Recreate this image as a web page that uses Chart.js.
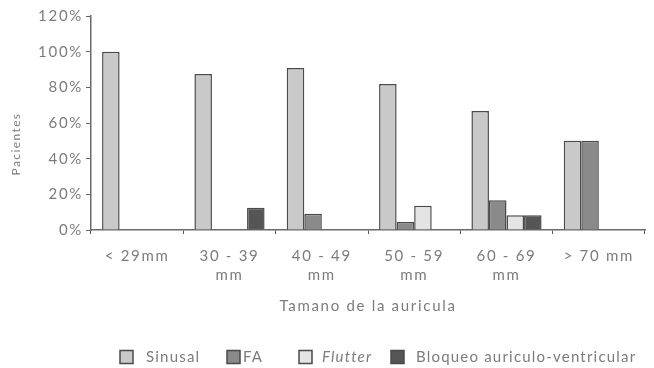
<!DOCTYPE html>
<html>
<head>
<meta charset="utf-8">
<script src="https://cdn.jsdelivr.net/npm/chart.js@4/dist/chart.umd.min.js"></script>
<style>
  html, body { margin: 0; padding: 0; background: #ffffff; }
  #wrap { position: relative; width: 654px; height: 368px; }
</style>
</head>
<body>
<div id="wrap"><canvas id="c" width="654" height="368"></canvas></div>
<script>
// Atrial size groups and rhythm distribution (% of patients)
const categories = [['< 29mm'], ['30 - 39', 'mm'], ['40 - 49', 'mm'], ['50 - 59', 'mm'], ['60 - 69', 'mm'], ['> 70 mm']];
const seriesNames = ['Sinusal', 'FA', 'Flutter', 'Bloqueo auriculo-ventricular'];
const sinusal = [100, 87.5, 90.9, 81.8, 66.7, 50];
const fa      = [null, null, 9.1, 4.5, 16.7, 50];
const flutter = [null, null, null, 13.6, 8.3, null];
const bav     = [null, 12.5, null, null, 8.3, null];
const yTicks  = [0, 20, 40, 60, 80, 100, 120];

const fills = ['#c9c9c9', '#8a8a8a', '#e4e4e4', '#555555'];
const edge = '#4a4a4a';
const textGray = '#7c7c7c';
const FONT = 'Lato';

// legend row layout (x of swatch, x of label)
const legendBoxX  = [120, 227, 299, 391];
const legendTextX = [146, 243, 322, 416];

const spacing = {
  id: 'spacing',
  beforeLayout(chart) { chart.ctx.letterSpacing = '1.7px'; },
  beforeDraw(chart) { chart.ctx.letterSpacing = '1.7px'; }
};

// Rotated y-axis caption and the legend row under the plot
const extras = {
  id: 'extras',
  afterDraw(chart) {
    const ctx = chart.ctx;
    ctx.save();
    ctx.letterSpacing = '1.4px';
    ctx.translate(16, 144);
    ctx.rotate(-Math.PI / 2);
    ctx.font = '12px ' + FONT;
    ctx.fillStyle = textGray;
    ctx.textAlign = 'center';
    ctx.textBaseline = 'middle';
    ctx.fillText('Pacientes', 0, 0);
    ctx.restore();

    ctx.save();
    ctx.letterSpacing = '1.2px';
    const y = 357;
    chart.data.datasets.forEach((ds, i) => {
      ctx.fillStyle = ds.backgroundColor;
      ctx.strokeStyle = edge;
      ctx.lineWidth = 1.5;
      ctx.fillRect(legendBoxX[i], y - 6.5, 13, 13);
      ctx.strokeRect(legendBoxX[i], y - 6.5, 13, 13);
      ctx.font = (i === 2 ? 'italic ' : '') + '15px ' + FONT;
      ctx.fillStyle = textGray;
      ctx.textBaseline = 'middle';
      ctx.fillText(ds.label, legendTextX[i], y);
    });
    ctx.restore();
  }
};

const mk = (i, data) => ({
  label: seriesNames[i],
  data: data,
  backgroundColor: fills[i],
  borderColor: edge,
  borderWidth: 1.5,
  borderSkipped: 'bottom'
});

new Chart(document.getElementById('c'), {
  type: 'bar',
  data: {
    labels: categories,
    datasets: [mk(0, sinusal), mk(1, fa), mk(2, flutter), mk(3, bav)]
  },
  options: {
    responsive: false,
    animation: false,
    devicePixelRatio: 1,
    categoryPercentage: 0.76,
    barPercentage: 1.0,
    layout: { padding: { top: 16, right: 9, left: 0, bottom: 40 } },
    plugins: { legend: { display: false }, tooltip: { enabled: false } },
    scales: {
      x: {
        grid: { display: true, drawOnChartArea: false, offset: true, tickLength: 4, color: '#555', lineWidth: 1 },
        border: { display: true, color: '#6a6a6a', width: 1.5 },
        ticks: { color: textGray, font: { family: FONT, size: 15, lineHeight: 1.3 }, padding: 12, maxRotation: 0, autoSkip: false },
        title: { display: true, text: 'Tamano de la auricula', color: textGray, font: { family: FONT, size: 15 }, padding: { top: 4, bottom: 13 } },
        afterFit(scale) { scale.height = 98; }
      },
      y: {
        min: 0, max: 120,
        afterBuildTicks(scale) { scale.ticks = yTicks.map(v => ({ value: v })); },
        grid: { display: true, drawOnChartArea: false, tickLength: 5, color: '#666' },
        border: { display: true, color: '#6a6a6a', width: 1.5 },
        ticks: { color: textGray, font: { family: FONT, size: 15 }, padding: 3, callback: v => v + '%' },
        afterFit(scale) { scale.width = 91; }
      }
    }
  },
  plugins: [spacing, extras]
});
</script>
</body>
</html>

━━━━━━━━━━━━━━━━

## WHAT TO PRODUCE:
Write the listing out a second time exactly, dropping all images.

## FINISHED EXERCISE:
Recreate this image as a web page that uses Chart.js.
<!DOCTYPE html>
<html>
<head>
<meta charset="utf-8">
<script src="https://cdn.jsdelivr.net/npm/chart.js@4/dist/chart.umd.min.js"></script>
<style>
  html, body { margin: 0; padding: 0; background: #ffffff; }
  #wrap { position: relative; width: 654px; height: 368px; }
</style>
</head>
<body>
<div id="wrap"><canvas id="c" width="654" height="368"></canvas></div>
<script>
// Atrial size groups and rhythm distribution (% of patients)
const categories = [['< 29mm'], ['30 - 39', 'mm'], ['40 - 49', 'mm'], ['50 - 59', 'mm'], ['60 - 69', 'mm'], ['> 70 mm']];
const seriesNames = ['Sinusal', 'FA', 'Flutter', 'Bloqueo auriculo-ventricular'];
const sinusal = [100, 87.5, 90.9, 81.8, 66.7, 50];
const fa      = [null, null, 9.1, 4.5, 16.7, 50];
const flutter = [null, null, null, 13.6, 8.3, null];
const bav     = [null, 12.5, null, null, 8.3, null];
const yTicks  = [0, 20, 40, 60, 80, 100, 120];

const fills = ['#c9c9c9', '#8a8a8a', '#e4e4e4', '#555555'];
const edge = '#4a4a4a';
const textGray = '#7c7c7c';
const FONT = 'Lato';

// legend row layout (x of swatch, x of label)
const legendBoxX  = [120, 227, 299, 391];
const legendTextX = [146, 243, 322, 416];

const spacing = {
  id: 'spacing',
  beforeLayout(chart) { chart.ctx.letterSpacing = '1.7px'; },
  beforeDraw(chart) { chart.ctx.letterSpacing = '1.7px'; }
};

// Rotated y-axis caption and the legend row under the plot
const extras = {
  id: 'extras',
  afterDraw(chart) {
    const ctx = chart.ctx;
    ctx.save();
    ctx.letterSpacing = '1.4px';
    ctx.translate(16, 144);
    ctx.rotate(-Math.PI / 2);
    ctx.font = '12px ' + FONT;
    ctx.fillStyle = textGray;
    ctx.textAlign = 'center';
    ctx.textBaseline = 'middle';
    ctx.fillText('Pacientes', 0, 0);
    ctx.restore();

    ctx.save();
    ctx.letterSpacing = '1.2px';
    const y = 357;
    chart.data.datasets.forEach((ds, i) => {
      ctx.fillStyle = ds.backgroundColor;
      ctx.strokeStyle = edge;
      ctx.lineWidth = 1.5;
      ctx.fillRect(legendBoxX[i], y - 6.5, 13, 13);
      ctx.strokeRect(legendBoxX[i], y - 6.5, 13, 13);
      ctx.font = (i === 2 ? 'italic ' : '') + '15px ' + FONT;
      ctx.fillStyle = textGray;
      ctx.textBaseline = 'middle';
      ctx.fillText(ds.label, legendTextX[i], y);
    });
    ctx.restore();
  }
};

const mk = (i, data) => ({
  label: seriesNames[i],
  data: data,
  backgroundColor: fills[i],
  borderColor: edge,
  borderWidth: 1.5,
  borderSkipped: 'bottom'
});

new Chart(document.getElementById('c'), {
  type: 'bar',
  data: {
    labels: categories,
    datasets: [mk(0, sinusal), mk(1, fa), mk(2, flutter), mk(3, bav)]
  },
  options: {
    responsive: false,
    animation: false,
    devicePixelRatio: 1,
    categoryPercentage: 0.76,
    barPercentage: 1.0,
    layout: { padding: { top: 16, right: 9, left: 0, bottom: 40 } },
    plugins: { legend: { display: false }, tooltip: { enabled: false } },
    scales: {
      x: {
        grid: { display: true, drawOnChartArea: false, offset: true, tickLength: 4, color: '#555', lineWidth: 1 },
        border: { display: true, color: '#6a6a6a', width: 1.5 },
        ticks: { color: textGray, font: { family: FONT, size: 15, lineHeight: 1.3 }, padding: 12, maxRotation: 0, autoSkip: false },
        title: { display: true, text: 'Tamano de la auricula', color: textGray, font: { family: FONT, size: 15 }, padding: { top: 4, bottom: 13 } },
        afterFit(scale) { scale.height = 98; }
      },
      y: {
        min: 0, max: 120,
        afterBuildTicks(scale) { scale.ticks = yTicks.map(v => ({ value: v })); },
        grid: { display: true, drawOnChartArea: false, tickLength: 5, color: '#666' },
        border: { display: true, color: '#6a6a6a', width: 1.5 },
        ticks: { color: textGray, font: { family: FONT, size: 15 }, padding: 3, callback: v => v + '%' },
        afterFit(scale) { scale.width = 91; }
      }
    }
  },
  plugins: [spacing, extras]
});
</script>
</body>
</html>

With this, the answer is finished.